Thursday, June 4, 2020

The End of the Myth, Greg Grandin


The End Of The Myth: From the frontier to the border wall in the mind of America by Greg Grandin is a book about the USA from a Yale Historian.  Yeah, so, gotta read that one...

Started: 6/1/2020
Completed: 6/5/2020
Recommendation: Recommended
Recommended By:  Nobody

Review:

This is an interesting look at how the concept of a "frontier" has strongly affected the way America grows and views itself.  One thing that is very well done is the effort to show how a border has morphed from a concept of an area of defense against attack, to a concept of an area where America is simply undermined by adding people to the country.  In the past, expanding into the frontier resolved problems because it was possible to just go somewhere else which was virgin territory.  Now, the frontier represents the last barrier against others infringing on the increasingly reduced availability of virgin territory.
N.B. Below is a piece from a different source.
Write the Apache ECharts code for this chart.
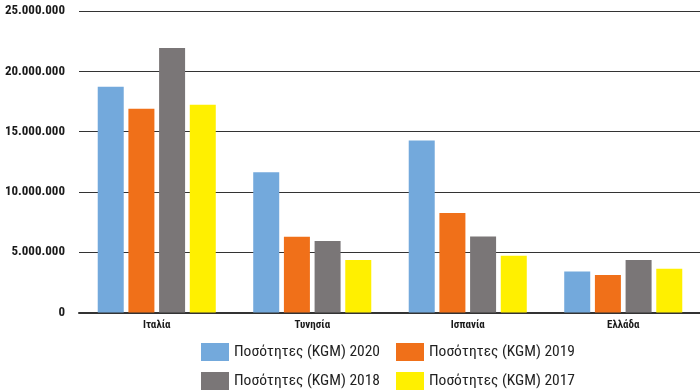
<!DOCTYPE html>
<html><head><meta charset="utf-8">
<script src="https://cdn.jsdelivr.net/npm/echarts@6/dist/echarts.min.js"></script>
<style>html,body{margin:0;padding:0;background:#fff}#c{width:700px;height:392px}</style>
</head><body><div id="c"></div>
<script>
const categories = ['Ιταλία', 'Τυνησία', 'Ισπανία', 'Ελλάδα'];
const seriesNames = ['Ποσότητες (KGM) 2020', 'Ποσότητες (KGM) 2019', 'Ποσότητες (KGM) 2018', 'Ποσότητες (KGM) 2017'];
const values2020 = [18720000, 11630000, 14260000, 3410000];
const values2019 = [16890000, 6290000, 8260000, 3110000];
const values2018 = [21930000, 5930000, 6310000, 4350000];
const values2017 = [17220000, 4350000, 4710000, 3630000];
const colors = ['#73A9DC', '#F07019', '#7A7677', '#FFF000'];
const allValues = [values2020, values2019, values2018, values2017];

const FONT = "'Roboto Condensed', 'DejaVu Sans Condensed', sans-serif";
function fmt(v){ return String(Math.round(v)).replace(/\B(?=(\d{3})+(?!\d))/g, '.'); }

const chart = echarts.init(document.getElementById('c'), null, {renderer:'canvas'});
chart.setOption({
  animation: false,
  color: colors,
  grid: {left: 79, top: 11, width: 622, bottom: 392 - 312.5, containLabel: false, outerBoundsMode: 'none'},
  legend: [
    {data: [seriesNames[0], seriesNames[1]], left: 201, top: 343, padding: 0, itemWidth: 28, itemHeight: 18, itemGap: 16,
     icon: 'rect', textStyle: {fontFamily: FONT, fontSize: 15.5, color: '#222'}},
    {data: [seriesNames[2], seriesNames[3]], left: 201, top: 372, padding: 0, itemWidth: 28, itemHeight: 18, itemGap: 16,
     icon: 'rect', textStyle: {fontFamily: FONT, fontSize: 15.5, color: '#222'}}
  ],
  xAxis: {
    type: 'category', data: categories,
    axisLine: {lineStyle: {color: '#333', width: 2}},
    axisTick: {show: false},
    axisLabel: {fontFamily: FONT, fontWeight: 'bold', fontSize: 11, color: '#1a1a1a', margin: 7}
  },
  yAxis: {
    type: 'value', min: 0, max: 25000000, interval: 5000000,
    axisLine: {show: false}, axisTick: {show: false},
    splitLine: {lineStyle: {color: '#333', width: 1.2}},
    axisLabel: {fontFamily: FONT, fontWeight: 'bold', fontSize: 13, color: '#1a1a1a', margin: 14, formatter: fmt}
  },
  series: seriesNames.map((n, i) => ({
    name: n, type: 'bar', data: allValues[i], barWidth: 26, barGap: '18%', barCategoryGap: '22%'
  }))
});
</script></body></html>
It is worth noting that while individuals experience the border as a limit, changes to agreements (like NAFTA) allow for corporate growth without really looking at borders while, somehow, also providing within the structure of the agreement concepts that give the corporation supra-governmental control.  Built into these agreements are legal defenses that allow corporations to sue governments for profits that have not been realized due to legislation detrimental to the corporation (like clean water restrictions).  It is simply staggering.

As part of the post-Vietnam restoration, Reagan, the GOP, and the Tea Party have worked to destroy the social support structures that country.  More than half the population of the United States is living in poverty.  The country has turned over to a government that protects corporations at the cost of real people.  This is done through the concept of the frontier and protecting the border.  The wall is a "kind of geo-political realism" that argues that growth is a zero sum game (if I grow, you must recede).  The New Deal argued that "social citizenship" was important because growth was no longer the simple outlet to allow people to move to new areas.  Instead, we face corporations and governments that "exploit slave and cheap labor."  The very people who were once exploited for gain, become reminders that they can no longer be exploited in the same way.  Somehow, the conservatives (via Trumpism) have resulted in outrageous consumerism (like pulling out of the Paris agreement, which represented a restriction).  "Cruelty itself becomes a brazen show of American freedom."  How ghastly.  Once more, we see that cruelty is the point.